Page:The birds of Tierra del Fuego - Richard Crawshay.djvu/27

This page has been proofread, but needs to be validated.
PREFACE
xiii

without any quartz. This occurs in large masses, closely resembling in external form granite or syenite, and is interesting from its perfect similarity to andesite which forms the great injected axes of the Cordillera of Chili.

The stratification of the clay-slate is generally very obscure, whereas the cleavage is remarkably well defined, striking in the extreme east of the island W, and E, and even W.S.W, and E.N.E.; over the main portion, including the Darwin Range. W.N.W, and E.S.E.; in the central and western portion of the Strait of Magellan N.W, and S.E.; and north of the Strait nearly N, and S.

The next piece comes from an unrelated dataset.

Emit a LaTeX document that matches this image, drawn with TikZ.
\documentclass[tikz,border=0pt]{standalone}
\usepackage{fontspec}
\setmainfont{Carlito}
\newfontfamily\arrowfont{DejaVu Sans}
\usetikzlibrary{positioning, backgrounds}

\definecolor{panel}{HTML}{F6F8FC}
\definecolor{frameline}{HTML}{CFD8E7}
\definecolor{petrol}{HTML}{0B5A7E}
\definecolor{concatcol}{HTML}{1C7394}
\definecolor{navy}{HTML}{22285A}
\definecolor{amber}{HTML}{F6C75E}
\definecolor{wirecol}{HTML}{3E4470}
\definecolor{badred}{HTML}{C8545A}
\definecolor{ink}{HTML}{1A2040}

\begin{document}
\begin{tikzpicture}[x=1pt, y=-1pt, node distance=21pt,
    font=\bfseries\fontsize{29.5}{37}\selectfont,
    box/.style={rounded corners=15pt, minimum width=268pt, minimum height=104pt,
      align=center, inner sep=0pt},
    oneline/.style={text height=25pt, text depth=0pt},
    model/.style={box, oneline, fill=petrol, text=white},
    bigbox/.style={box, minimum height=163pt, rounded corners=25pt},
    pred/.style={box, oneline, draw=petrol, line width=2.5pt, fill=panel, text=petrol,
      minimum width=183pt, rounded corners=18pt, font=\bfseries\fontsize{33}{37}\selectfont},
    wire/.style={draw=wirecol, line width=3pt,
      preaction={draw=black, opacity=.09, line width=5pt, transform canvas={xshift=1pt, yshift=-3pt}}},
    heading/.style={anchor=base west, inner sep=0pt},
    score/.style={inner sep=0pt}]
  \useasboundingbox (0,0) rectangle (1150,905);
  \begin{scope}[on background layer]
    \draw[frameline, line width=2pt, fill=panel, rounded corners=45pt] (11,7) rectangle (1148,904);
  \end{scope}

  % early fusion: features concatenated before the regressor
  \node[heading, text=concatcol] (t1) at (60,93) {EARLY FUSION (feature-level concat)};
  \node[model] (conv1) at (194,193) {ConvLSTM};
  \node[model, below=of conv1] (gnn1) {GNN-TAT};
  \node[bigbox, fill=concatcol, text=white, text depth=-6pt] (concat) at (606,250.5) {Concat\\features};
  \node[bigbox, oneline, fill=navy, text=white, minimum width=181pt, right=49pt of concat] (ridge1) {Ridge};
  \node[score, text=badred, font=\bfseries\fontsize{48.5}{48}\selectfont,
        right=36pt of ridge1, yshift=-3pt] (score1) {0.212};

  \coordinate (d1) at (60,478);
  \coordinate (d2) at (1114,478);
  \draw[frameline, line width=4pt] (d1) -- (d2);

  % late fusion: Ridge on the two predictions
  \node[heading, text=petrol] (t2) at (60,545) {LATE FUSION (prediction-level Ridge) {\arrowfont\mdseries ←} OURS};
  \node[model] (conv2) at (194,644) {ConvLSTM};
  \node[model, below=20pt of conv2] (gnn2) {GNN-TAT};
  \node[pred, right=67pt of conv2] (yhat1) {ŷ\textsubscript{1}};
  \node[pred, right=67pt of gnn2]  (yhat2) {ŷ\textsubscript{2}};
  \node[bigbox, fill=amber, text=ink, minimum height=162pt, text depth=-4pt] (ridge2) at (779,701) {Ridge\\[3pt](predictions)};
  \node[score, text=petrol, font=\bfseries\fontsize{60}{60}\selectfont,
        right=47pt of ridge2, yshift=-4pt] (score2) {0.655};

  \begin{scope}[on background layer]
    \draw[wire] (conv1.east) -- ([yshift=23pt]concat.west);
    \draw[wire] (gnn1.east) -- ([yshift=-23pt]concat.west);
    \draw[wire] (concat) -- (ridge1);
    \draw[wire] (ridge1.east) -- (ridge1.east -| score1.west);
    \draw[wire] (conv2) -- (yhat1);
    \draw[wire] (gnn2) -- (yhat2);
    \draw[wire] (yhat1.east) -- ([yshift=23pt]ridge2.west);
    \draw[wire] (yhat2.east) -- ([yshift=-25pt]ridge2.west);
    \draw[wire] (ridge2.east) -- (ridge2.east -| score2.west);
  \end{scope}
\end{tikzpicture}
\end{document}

Of the islands to the extreme south, it is interesting to note that on Wollaston Island slate and grauwacke can be distinctly traced passing into felspathic rocks and greenstones, including iron pyrites and epidote, but still retaining traces of cleavage with the usual strike and dip. One such metamorphosed mass is transversed by large vein-like masses of a beautiful mixture of green epidote, garnets, and white calcareous spar. On the northern portion of this same island, there are various ancient submarine volcanic rocks, consisting of amygdaloids with dark bole and agate,—of basalt with decomposed olivine,—of compact lava with glassy felspar,—and of a coarse conglomerate of red scoriæ, parts being amygdaloidal with carbonate of lime. The southern part of Wollaston Island and the whole of Hermite and Horn Islands are formed of cones of greenstone.

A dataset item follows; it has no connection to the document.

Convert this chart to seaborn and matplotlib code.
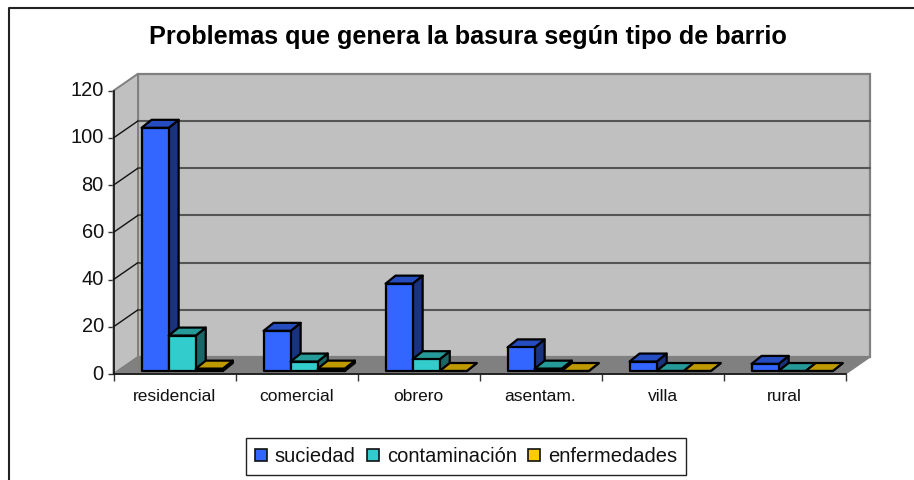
import matplotlib
matplotlib.use("Agg")
import matplotlib.pyplot as plt
from matplotlib.lines import Line2D
from matplotlib.patches import Polygon, Patch
from matplotlib.colors import to_rgb
import pandas as pd
import seaborn as sns

categories = ["residencial", "comercial", "obrero", "asentam.", "villa", "rural"]
suciedad = [103, 17, 37, 10, 4, 3]
contaminacion = [15, 4, 5, 1, 0, 0]
enfermedades = [1, 1, 0, 0, 0, 0]
series_names = ["suciedad", "contaminación", "enfermedades"]
series_colors = ["#3366FF", "#33CCCC", "#FFCC00"]
title = "Problemas que genera la basura según tipo de barrio"
y_ticks = [0, 20, 40, 60, 80, 100, 120]

W, H = 914, 480
sns.set_theme(style="white")
plt.rcParams["font.family"] = ["Liberation Sans", "DejaVu Sans"]

df = pd.DataFrame({
    "cat": categories * 3,
    "val": suciedad + contaminacion + enfermedades,
    "serie": sum([[n] * len(categories) for n in series_names], []),
})

fig = plt.figure(figsize=(W / 100, H / 100), dpi=100, facecolor="white")


def rect(x0, x1, ytop, ybot):
    return [x0 / W, 1 - ybot / H, (x1 - x0) / W, (ybot - ytop) / H]


FX0, FX1, FY0, FYT = 113.5, 845.5, 374.0, 90.7
ax = fig.add_axes(rect(FX0, FX1, FYT, FY0), facecolor="none")
BOFFX, BOFFY = 7.7, -3.0
axb = fig.add_axes(rect(FX0 + BOFFX, FX1 + BOFFX, FYT + BOFFY, FY0 + BOFFY), facecolor="none")

xlim = (-0.5, 5.5)
ylim = (0, 120)
ux = (xlim[1] - xlim[0]) / (FX1 - FX0)
uy = (ylim[1] - ylim[0]) / (FY0 - FYT)

# room: floor and walls
wx, wy = 24.5 * ux, 17 * uy
xa, xb = xlim
ya, yb = ylim
ax.add_patch(Polygon([(xa + wx, ya + wy), (xb + wx, ya + wy), (xb + wx, yb + wy), (xa + wx, yb + wy)],
                     fc="#C0C0C0", ec="#808080", lw=1.6, zorder=1, clip_on=False))
ax.add_patch(Polygon([(xa, ya), (xa + wx, ya + wy), (xa + wx, yb + wy), (xa, yb)],
                     fc="#C0C0C0", ec="#808080", lw=1.4, zorder=1, clip_on=False))
ax.add_patch(Polygon([(xa, ya), (xb, ya), (xb + wx, ya + wy), (xa + wx, ya + wy)],
                     fc="#808080", ec="#808080", lw=1, zorder=1.2, clip_on=False))
for v in y_ticks[1:-1]:
    ax.plot([xa + wx, xb + wx], [v + wy, v + wy], color="#555555", lw=1.5, zorder=1.5, clip_on=False)
    ax.plot([xa, xa + wx], [v, v + wy], color="#111111", lw=1.0, zorder=1.5, clip_on=False)

ax.set_xlim(*xlim)
ax.set_ylim(*ylim)
ax.set_xticks([i + 0.5 for i in range(-1, 6)])
ax.set_xticks(range(6), minor=True)
ax.set_xticklabels([])
ax.set_xticklabels(categories, minor=True, fontsize=12.5, color="#111111")
ax.tick_params(axis="x", which="major", length=5, width=1, color="#333333", bottom=True, top=False)
ax.tick_params(axis="x", which="minor", length=0, pad=11)
ax.set_yticks(y_ticks)
ax.set_yticklabels([str(v) for v in y_ticks], fontsize=14.4, color="#111111", va="center")
ax.tick_params(axis="y", length=4, width=1, color="#333333", left=True, pad=3)
for s in ["top", "right"]:
    ax.spines[s].set_visible(False)
for s in ["left", "bottom"]:
    ax.spines[s].set_color("#111111")
    ax.spines[s].set_linewidth(1.2)
    ax.spines[s].set_zorder(2)
ax.set_xlabel("")
ax.set_ylabel("")

# bars through seaborn, extruded from their own geometry
sns.barplot(data=df, x="cat", y="val", hue="serie", order=categories, hue_order=series_names,
            palette=series_colors, width=81.3 / 122, gap=0, saturation=1, ax=axb,
            edgecolor="black", linewidth=1.6, legend=False)
axb.set_xlim(*xlim)
axb.set_ylim(*ylim)
axb.axis("off")

dx, dy = 10 * ux, 8 * uy


def shade(c, f):
    return tuple(v * f for v in to_rgb(c))


for i, cont in enumerate(axb.containers):
    col = series_colors[i]
    for p in cont.patches:
        x0, w, h = p.get_x(), p.get_width(), p.get_height()
        p.set_zorder(3 + i + 0.5)
        p.set_clip_on(False)
        p.set_joinstyle("round")
        x1 = x0 + w
        axb.add_patch(Polygon([(x1, 0), (x1 + dx, dy), (x1 + dx, h + dy), (x1, h)],
                              fc=shade(col, 0.5), ec="black", lw=1.6, zorder=3 + i + 0.2,
                              clip_on=False, joinstyle="round"))
        axb.add_patch(Polygon([(x0, h), (x1, h), (x1 + dx, h + dy), (x0 + dx, h + dy)],
                              fc=shade(col, 0.75), ec="black", lw=1.6, zorder=3 + i + 0.3,
                              clip_on=False, joinstyle="round"))

fig.text(467.5 / W, 1 - 37 / H, title, ha="center", va="center", fontsize=18.2, fontweight="bold", color="black")

handles = [Patch(fc=c, ec="#111111", lw=1.2, label=n) for c, n in zip(series_colors, series_names)]
leg = fig.legend(handles=handles, ncols=3, loc="center", bbox_to_anchor=(466 / W, 1 - 456.5 / H),
                 fontsize=14.5, frameon=True, fancybox=False, edgecolor="#222222", facecolor="white",
                 framealpha=1, handlelength=0.6, handleheight=0.6, handletextpad=0.4,
                 columnspacing=0.55, borderpad=0.45, borderaxespad=0)
leg.get_frame().set_linewidth(1.0)
for t in leg.get_texts():
    t.set_color("#111111")

fig.add_artist(Line2D([8.5 / W, 8.5 / W, 1], [0, 1 - 8 / H, 1 - 8 / H], color="#222222", lw=1.5))
fig.savefig("out.png", dpi=100, facecolor="white")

The external features of Tierra del Fuego are exceedingly varied. There are lowland flats with vast marshes and lakes more or less brackish, scrub-covered downs, bleak black peaty moors, practically impenetrable forests, and regions of everlasting snow probably never trodden by man. In the coastline, there is also much diversity. This may be low shingly beach with the land dead flat behind it, or bare perpendicular cliff washed at foot by the sea, or solid jagged rock overgrown to high-tide mark with impermeable thorn scrub, or else precipitous mountain covered with forest or glacier to the very ocean.